Frater began her mining career in the early 1990s with McElroy Bryan Geological Services after graduating with Applied Geology (Honours) from the University of New South Wales. She was working on Central West NSW and Hunter Valley coal exploration projects before joining Rio Tinto in the Hunter Valley. She then joined Tarong Coal in exploration and production before heading to Western Australia to Hamersley Iron in 2001.
“I worked as a batch geologist at the Paraburdoo mine and enjoyed immensely the change in geological fields,” she said. “Working and living in an isolated community like Paraburdoo was a great experience and getting a chance to discover the amazing WA regional areas was a wonderful life experience. I started an MBA by distance during this time to continue some study and completed this four years later.”
In the early 2000s she moved back east to be nearer to her family and started with BMA (BHP Billiton Mitsubishi Alliance) as a project geologist working out of the Central Queensland office at Moranbah and looking at near mine exploration.

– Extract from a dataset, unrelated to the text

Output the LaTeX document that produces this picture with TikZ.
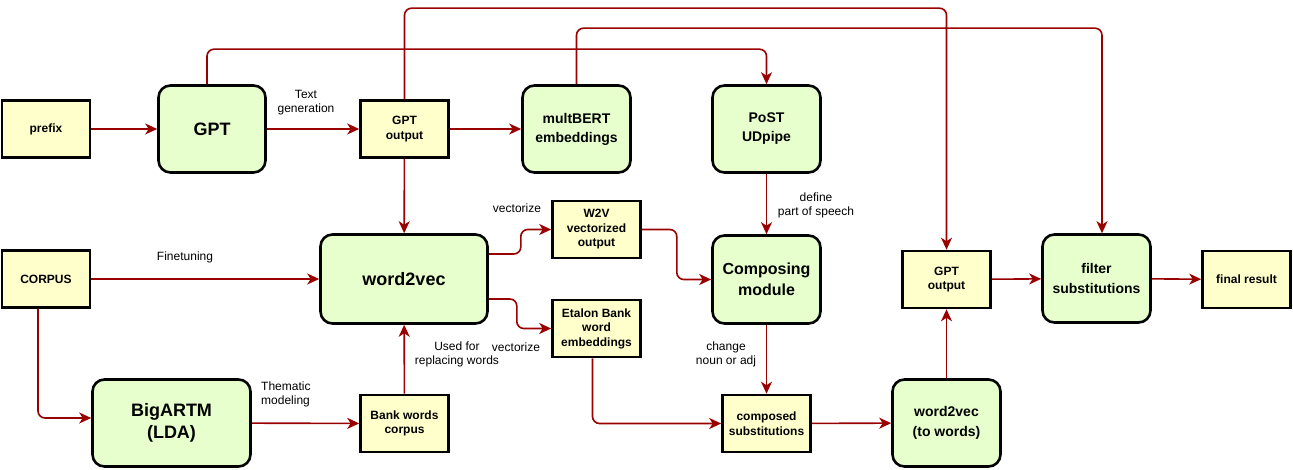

“I worked on both existing operations and greenfields exploration projects, working to understand the deposits and regional geology of the area,” she said. “I then took a role as senior project geologist to focus on greenfields exploration activities before moving to Brisbane in 2005 to join BMA’s project development group. I am now one of the principal geologists here working primarily on an expansion project on one of our existing mines.”
Frater grew up on a cattle property in Central NSW and always wanted a career that was primarily based outdoors, but also offered variety and travel.
“I have a real passion for geology and have often wondered at my good fortune to be paid to do the work I get to do and the places I have been able to get to,” she said. “I love the science of geology and being able to relate current deposits to the fantastic activity of the earth so long ago.”
“I personally feel it is such a fantastic science with very practical applications and I would like to do more to keep encouraging schools to teach geology and for people to study it at university.”
She believes the industry has much to offer as a career, and it should start implementing plans during the current downturn to nurture its future workforce.
“I think the mining industry can take advantage of the downturn to train the people they know they will need in years to come,” she said. “Start utilising the people in the mining communities and train these individuals living in the townships, develop a broader skill base and not have to increase the accommodation requirements. Utilise the latent population of partners in the townships. Create flexible work shifts where applicable to utilise equipment and engage the community.
“I personally really enjoy the diversity and dynamic nature of my current role and have many areas I still wish to develop in. I enjoy the project aspect of my work and hope to develop my people management skills over the next few years while still maintaining my interest and energy in increasing diversity in the mining industry in Australia.”